TO BE DONE
Write out the data again in full, exactly as it reads.

RECORDED DATA
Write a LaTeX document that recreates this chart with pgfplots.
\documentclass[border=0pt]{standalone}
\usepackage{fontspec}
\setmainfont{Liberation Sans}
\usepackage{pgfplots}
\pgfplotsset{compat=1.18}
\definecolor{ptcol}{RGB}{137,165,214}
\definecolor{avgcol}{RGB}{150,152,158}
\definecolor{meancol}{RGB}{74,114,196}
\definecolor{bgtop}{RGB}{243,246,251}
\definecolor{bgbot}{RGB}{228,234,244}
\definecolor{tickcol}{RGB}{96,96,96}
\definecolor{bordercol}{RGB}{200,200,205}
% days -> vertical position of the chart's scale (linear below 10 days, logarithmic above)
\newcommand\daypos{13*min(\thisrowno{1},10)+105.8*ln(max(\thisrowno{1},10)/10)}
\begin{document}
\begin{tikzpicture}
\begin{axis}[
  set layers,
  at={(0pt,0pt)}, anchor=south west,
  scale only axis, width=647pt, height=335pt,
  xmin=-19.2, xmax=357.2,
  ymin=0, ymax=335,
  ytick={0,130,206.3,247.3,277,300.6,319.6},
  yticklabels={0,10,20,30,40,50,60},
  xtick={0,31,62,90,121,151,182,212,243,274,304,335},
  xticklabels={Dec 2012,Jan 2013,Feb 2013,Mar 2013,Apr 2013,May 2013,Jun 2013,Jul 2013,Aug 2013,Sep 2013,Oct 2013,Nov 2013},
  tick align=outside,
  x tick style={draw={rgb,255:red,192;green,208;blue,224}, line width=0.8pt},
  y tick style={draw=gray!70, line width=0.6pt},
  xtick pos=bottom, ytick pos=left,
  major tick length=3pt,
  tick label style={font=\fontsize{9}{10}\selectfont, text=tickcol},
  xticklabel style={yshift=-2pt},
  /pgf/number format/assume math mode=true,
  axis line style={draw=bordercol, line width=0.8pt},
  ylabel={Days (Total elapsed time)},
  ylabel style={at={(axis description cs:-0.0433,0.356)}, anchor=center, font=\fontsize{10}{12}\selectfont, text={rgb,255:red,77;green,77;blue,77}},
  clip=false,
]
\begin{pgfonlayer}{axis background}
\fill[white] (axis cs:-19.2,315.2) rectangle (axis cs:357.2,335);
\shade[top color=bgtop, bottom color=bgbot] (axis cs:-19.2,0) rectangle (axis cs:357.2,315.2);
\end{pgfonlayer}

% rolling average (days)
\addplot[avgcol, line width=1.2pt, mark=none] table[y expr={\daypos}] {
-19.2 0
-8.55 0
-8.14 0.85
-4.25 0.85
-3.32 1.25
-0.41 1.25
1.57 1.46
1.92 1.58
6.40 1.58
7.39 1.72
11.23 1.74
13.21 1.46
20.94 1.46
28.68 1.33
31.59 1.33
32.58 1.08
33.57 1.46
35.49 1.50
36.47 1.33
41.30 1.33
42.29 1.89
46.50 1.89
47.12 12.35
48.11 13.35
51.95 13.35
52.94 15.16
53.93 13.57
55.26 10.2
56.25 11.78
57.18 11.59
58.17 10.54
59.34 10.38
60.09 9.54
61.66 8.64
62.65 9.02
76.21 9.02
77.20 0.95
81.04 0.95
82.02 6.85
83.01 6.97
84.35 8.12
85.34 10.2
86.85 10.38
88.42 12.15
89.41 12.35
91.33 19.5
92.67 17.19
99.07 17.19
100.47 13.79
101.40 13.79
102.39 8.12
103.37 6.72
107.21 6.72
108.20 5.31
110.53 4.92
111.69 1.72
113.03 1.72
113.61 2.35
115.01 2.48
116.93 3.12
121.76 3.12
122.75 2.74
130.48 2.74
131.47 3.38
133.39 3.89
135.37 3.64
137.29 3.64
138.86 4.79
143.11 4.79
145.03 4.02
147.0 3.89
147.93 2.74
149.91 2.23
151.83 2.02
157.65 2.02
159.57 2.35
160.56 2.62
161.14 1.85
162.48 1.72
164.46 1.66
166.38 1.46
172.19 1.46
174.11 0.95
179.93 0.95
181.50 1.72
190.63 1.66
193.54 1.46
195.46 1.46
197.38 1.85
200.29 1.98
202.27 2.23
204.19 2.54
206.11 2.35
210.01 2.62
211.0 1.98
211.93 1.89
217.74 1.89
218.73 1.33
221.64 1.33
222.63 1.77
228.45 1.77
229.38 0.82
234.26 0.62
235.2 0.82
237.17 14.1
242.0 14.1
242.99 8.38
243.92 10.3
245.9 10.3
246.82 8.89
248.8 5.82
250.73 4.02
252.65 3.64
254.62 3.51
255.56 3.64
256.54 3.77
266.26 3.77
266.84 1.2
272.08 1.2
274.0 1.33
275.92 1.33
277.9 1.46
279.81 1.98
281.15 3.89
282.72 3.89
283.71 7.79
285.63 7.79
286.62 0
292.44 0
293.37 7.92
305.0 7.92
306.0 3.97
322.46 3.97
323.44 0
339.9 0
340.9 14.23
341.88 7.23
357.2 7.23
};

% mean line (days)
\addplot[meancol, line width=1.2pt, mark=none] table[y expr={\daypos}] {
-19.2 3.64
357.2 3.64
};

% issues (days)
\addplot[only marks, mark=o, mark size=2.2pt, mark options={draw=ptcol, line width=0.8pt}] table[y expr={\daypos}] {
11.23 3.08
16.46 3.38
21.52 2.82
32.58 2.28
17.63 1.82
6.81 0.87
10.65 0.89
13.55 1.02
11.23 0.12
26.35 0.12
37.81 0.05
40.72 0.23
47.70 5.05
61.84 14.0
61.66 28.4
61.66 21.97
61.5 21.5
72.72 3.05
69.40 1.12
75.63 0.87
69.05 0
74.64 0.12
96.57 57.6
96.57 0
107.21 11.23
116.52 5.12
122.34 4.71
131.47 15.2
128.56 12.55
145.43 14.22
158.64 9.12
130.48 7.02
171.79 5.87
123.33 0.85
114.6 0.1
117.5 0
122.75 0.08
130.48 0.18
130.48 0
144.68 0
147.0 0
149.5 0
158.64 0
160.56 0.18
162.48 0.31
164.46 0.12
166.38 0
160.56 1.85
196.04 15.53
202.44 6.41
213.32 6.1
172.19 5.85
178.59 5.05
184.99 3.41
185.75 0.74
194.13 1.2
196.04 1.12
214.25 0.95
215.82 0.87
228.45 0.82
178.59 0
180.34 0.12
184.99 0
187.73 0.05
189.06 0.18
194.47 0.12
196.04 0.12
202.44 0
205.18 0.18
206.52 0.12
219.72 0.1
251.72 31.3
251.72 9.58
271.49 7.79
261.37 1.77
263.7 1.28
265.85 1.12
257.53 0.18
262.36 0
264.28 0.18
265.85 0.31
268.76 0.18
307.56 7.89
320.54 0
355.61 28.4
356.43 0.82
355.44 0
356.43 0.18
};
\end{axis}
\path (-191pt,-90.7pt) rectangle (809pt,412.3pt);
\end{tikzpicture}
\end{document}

RESPONSE
Write a LaTeX document that recreates this chart with pgfplots.
\documentclass[border=0pt]{standalone}
\usepackage{fontspec}
\setmainfont{Liberation Sans}
\usepackage{pgfplots}
\pgfplotsset{compat=1.18}
\definecolor{ptcol}{RGB}{137,165,214}
\definecolor{avgcol}{RGB}{150,152,158}
\definecolor{meancol}{RGB}{74,114,196}
\definecolor{bgtop}{RGB}{243,246,251}
\definecolor{bgbot}{RGB}{228,234,244}
\definecolor{tickcol}{RGB}{96,96,96}
\definecolor{bordercol}{RGB}{200,200,205}
% days -> vertical position of the chart's scale (linear below 10 days, logarithmic above)
\newcommand\daypos{13*min(\thisrowno{1},10)+105.8*ln(max(\thisrowno{1},10)/10)}
\begin{document}
\begin{tikzpicture}
\begin{axis}[
  set layers,
  at={(0pt,0pt)}, anchor=south west,
  scale only axis, width=647pt, height=335pt,
  xmin=-19.2, xmax=357.2,
  ymin=0, ymax=335,
  ytick={0,130,206.3,247.3,277,300.6,319.6},
  yticklabels={0,10,20,30,40,50,60},
  xtick={0,31,62,90,121,151,182,212,243,274,304,335},
  xticklabels={Dec 2012,Jan 2013,Feb 2013,Mar 2013,Apr 2013,May 2013,Jun 2013,Jul 2013,Aug 2013,Sep 2013,Oct 2013,Nov 2013},
  tick align=outside,
  x tick style={draw={rgb,255:red,192;green,208;blue,224}, line width=0.8pt},
  y tick style={draw=gray!70, line width=0.6pt},
  xtick pos=bottom, ytick pos=left,
  major tick length=3pt,
  tick label style={font=\fontsize{9}{10}\selectfont, text=tickcol},
  xticklabel style={yshift=-2pt},
  /pgf/number format/assume math mode=true,
  axis line style={draw=bordercol, line width=0.8pt},
  ylabel={Days (Total elapsed time)},
  ylabel style={at={(axis description cs:-0.0433,0.356)}, anchor=center, font=\fontsize{10}{12}\selectfont, text={rgb,255:red,77;green,77;blue,77}},
  clip=false,
]
\begin{pgfonlayer}{axis background}
\fill[white] (axis cs:-19.2,315.2) rectangle (axis cs:357.2,335);
\shade[top color=bgtop, bottom color=bgbot] (axis cs:-19.2,0) rectangle (axis cs:357.2,315.2);
\end{pgfonlayer}

% rolling average (days)
\addplot[avgcol, line width=1.2pt, mark=none] table[y expr={\daypos}] {
-19.2 0
-8.55 0
-8.14 0.85
-4.25 0.85
-3.32 1.25
-0.41 1.25
1.57 1.46
1.92 1.58
6.40 1.58
7.39 1.72
11.23 1.74
13.21 1.46
20.94 1.46
28.68 1.33
31.59 1.33
32.58 1.08
33.57 1.46
35.49 1.50
36.47 1.33
41.30 1.33
42.29 1.89
46.50 1.89
47.12 12.35
48.11 13.35
51.95 13.35
52.94 15.16
53.93 13.57
55.26 10.2
56.25 11.78
57.18 11.59
58.17 10.54
59.34 10.38
60.09 9.54
61.66 8.64
62.65 9.02
76.21 9.02
77.20 0.95
81.04 0.95
82.02 6.85
83.01 6.97
84.35 8.12
85.34 10.2
86.85 10.38
88.42 12.15
89.41 12.35
91.33 19.5
92.67 17.19
99.07 17.19
100.47 13.79
101.40 13.79
102.39 8.12
103.37 6.72
107.21 6.72
108.20 5.31
110.53 4.92
111.69 1.72
113.03 1.72
113.61 2.35
115.01 2.48
116.93 3.12
121.76 3.12
122.75 2.74
130.48 2.74
131.47 3.38
133.39 3.89
135.37 3.64
137.29 3.64
138.86 4.79
143.11 4.79
145.03 4.02
147.0 3.89
147.93 2.74
149.91 2.23
151.83 2.02
157.65 2.02
159.57 2.35
160.56 2.62
161.14 1.85
162.48 1.72
164.46 1.66
166.38 1.46
172.19 1.46
174.11 0.95
179.93 0.95
181.50 1.72
190.63 1.66
193.54 1.46
195.46 1.46
197.38 1.85
200.29 1.98
202.27 2.23
204.19 2.54
206.11 2.35
210.01 2.62
211.0 1.98
211.93 1.89
217.74 1.89
218.73 1.33
221.64 1.33
222.63 1.77
228.45 1.77
229.38 0.82
234.26 0.62
235.2 0.82
237.17 14.1
242.0 14.1
242.99 8.38
243.92 10.3
245.9 10.3
246.82 8.89
248.8 5.82
250.73 4.02
252.65 3.64
254.62 3.51
255.56 3.64
256.54 3.77
266.26 3.77
266.84 1.2
272.08 1.2
274.0 1.33
275.92 1.33
277.9 1.46
279.81 1.98
281.15 3.89
282.72 3.89
283.71 7.79
285.63 7.79
286.62 0
292.44 0
293.37 7.92
305.0 7.92
306.0 3.97
322.46 3.97
323.44 0
339.9 0
340.9 14.23
341.88 7.23
357.2 7.23
};

% mean line (days)
\addplot[meancol, line width=1.2pt, mark=none] table[y expr={\daypos}] {
-19.2 3.64
357.2 3.64
};

% issues (days)
\addplot[only marks, mark=o, mark size=2.2pt, mark options={draw=ptcol, line width=0.8pt}] table[y expr={\daypos}] {
11.23 3.08
16.46 3.38
21.52 2.82
32.58 2.28
17.63 1.82
6.81 0.87
10.65 0.89
13.55 1.02
11.23 0.12
26.35 0.12
37.81 0.05
40.72 0.23
47.70 5.05
61.84 14.0
61.66 28.4
61.66 21.97
61.5 21.5
72.72 3.05
69.40 1.12
75.63 0.87
69.05 0
74.64 0.12
96.57 57.6
96.57 0
107.21 11.23
116.52 5.12
122.34 4.71
131.47 15.2
128.56 12.55
145.43 14.22
158.64 9.12
130.48 7.02
171.79 5.87
123.33 0.85
114.6 0.1
117.5 0
122.75 0.08
130.48 0.18
130.48 0
144.68 0
147.0 0
149.5 0
158.64 0
160.56 0.18
162.48 0.31
164.46 0.12
166.38 0
160.56 1.85
196.04 15.53
202.44 6.41
213.32 6.1
172.19 5.85
178.59 5.05
184.99 3.41
185.75 0.74
194.13 1.2
196.04 1.12
214.25 0.95
215.82 0.87
228.45 0.82
178.59 0
180.34 0.12
184.99 0
187.73 0.05
189.06 0.18
194.47 0.12
196.04 0.12
202.44 0
205.18 0.18
206.52 0.12
219.72 0.1
251.72 31.3
251.72 9.58
271.49 7.79
261.37 1.77
263.7 1.28
265.85 1.12
257.53 0.18
262.36 0
264.28 0.18
265.85 0.31
268.76 0.18
307.56 7.89
320.54 0
355.61 28.4
356.43 0.82
355.44 0
356.43 0.18
};
\end{axis}
\path (-191pt,-90.7pt) rectangle (809pt,412.3pt);
\end{tikzpicture}
\end{document}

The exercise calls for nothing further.